Юля карабкалась на эту ступеньку, преодолевала себя, заставляла, уговаривала, она почти смирилась с тем, что уедет с Симоном, что лишится профессии. В такие вечера, как этот, она была готова встать, идти пешком в далекую, чужую ей страну. Оставить любимую работу, необходимую учебу, которую не прекращала ни на один день, своих пациентов — все ради того, чтобы упасть в объятия мужа и никогда, ни за что с ним не разлучаться.
Ныло все тело, нещадно ломило кости. Она понимала — это психосоматика, эмоциональное перенапряжение, нервы, но
Иногда Симон приезжал, купал Юлю в подарках, тепле, нежности и сексе. Бесконечном, беспрерывном сексе.
— Я скучаю, маленький, — говорил он.
Она с готовностью давала всё, что только не попросит Симон, но самой ей хотелось вытянуться струной рядом с ним, не шевелиться, запомнить, запечатлеть себя, вжатую в его тело, запах и тепло.
Наконец, выйдя из транса, вытащив никому не нужный пирог из духовки, она медленно оглядела кухню. Полка, которую прибивал Симон, газовая плита, которую он устанавливал, семейные фотографии на стене.
Юля не хотела оставлять этот дом, она любила его, каждый кирпич, каждый прочерк толстым фломастером на стене руками Кима. Глянув на небрежно брошенную брошюру по рабочей тематике, она остро поняла, что не хочет оставлять свою работу… но придётся ради её веснушек, её Симона, её мужа.
Наверное, она сможет сделать шаг на любую ступеньку, взобраться на любую высоту ради него и абсолютного уюта, которое дарит его любовь и обожание. Она искренне любила своего мужа и скучала по нему до невыносимой боли в сердце, бесконечной, безостановочной тоске.
На глаза попалась бутылка вина, пришла простая мысль — напиться.
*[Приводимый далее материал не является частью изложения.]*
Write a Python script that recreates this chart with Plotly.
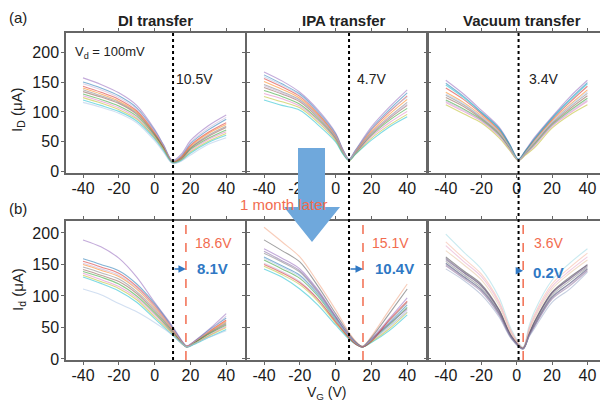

Этот вечер был слишком долгим, а сама Юля — слишком жалкой.
Не утруждаясь сервировкой стола, Юля попросту ковыряла пирог руками, запивала тягучей жидкостью из горла бутылки. Вот только, чем больше она пила, тем несчастнее становилась. Ей всё больше хотелось тепла, всё отчаянней на глаза набегали слезы.
К началу второй бутылки она ревела, отчаянно жалея себя. Единственно верное решение было попросту лечь спать, закончив бесконечный вечер. Пустая постель усугубила настроение Юли, поэтому она попросту допивала уже вторую бутылку, ощущая себя как никогда несчастной, одинокой, покинутой всеми.
Ей нужны были объятья. Сейчас.
В задумчивости она смотрела на телефон, прокручивая в памяти слова, как на репите:
— Ты можешь в любой момент позвать меня, пупс. В любой, если тебе действительно тебе будет необходима моя помощь. Знаю, что ты не станешь злоупотреблять, но все же помни — в любой момент. Я приду.
После той, первой розы, когда она узнала адрес квартиры, где её будет ждать Юра, она (для счастливой замужней женщины) не слишком долго думала, прежде чем отправиться туда.
Всё, что она сделала — это сказала Симону, что задержится дольше обычного, и её привезут домой. Сходила в душ в отделении, надела свежий комплект белья, который всегда лежал в столе на случай непредвиденного дежурства.
Обстановка в квартире была самой обыкновенной, ситуация — банальной. Тысячи раз пройденная до Юли и тысячи раз будет пройденной после.
Чужая жена, чужой муж, одна квартира, два часа.
Она медленно подходила к сидящему на кровати Юре. В её движениях, позе, во взгляде, помимо грации, читалась неуверенность. Задавала сама себе вопросы: зачем она здесь? А он? И не находила ответа. Видимо, и не хотела найти.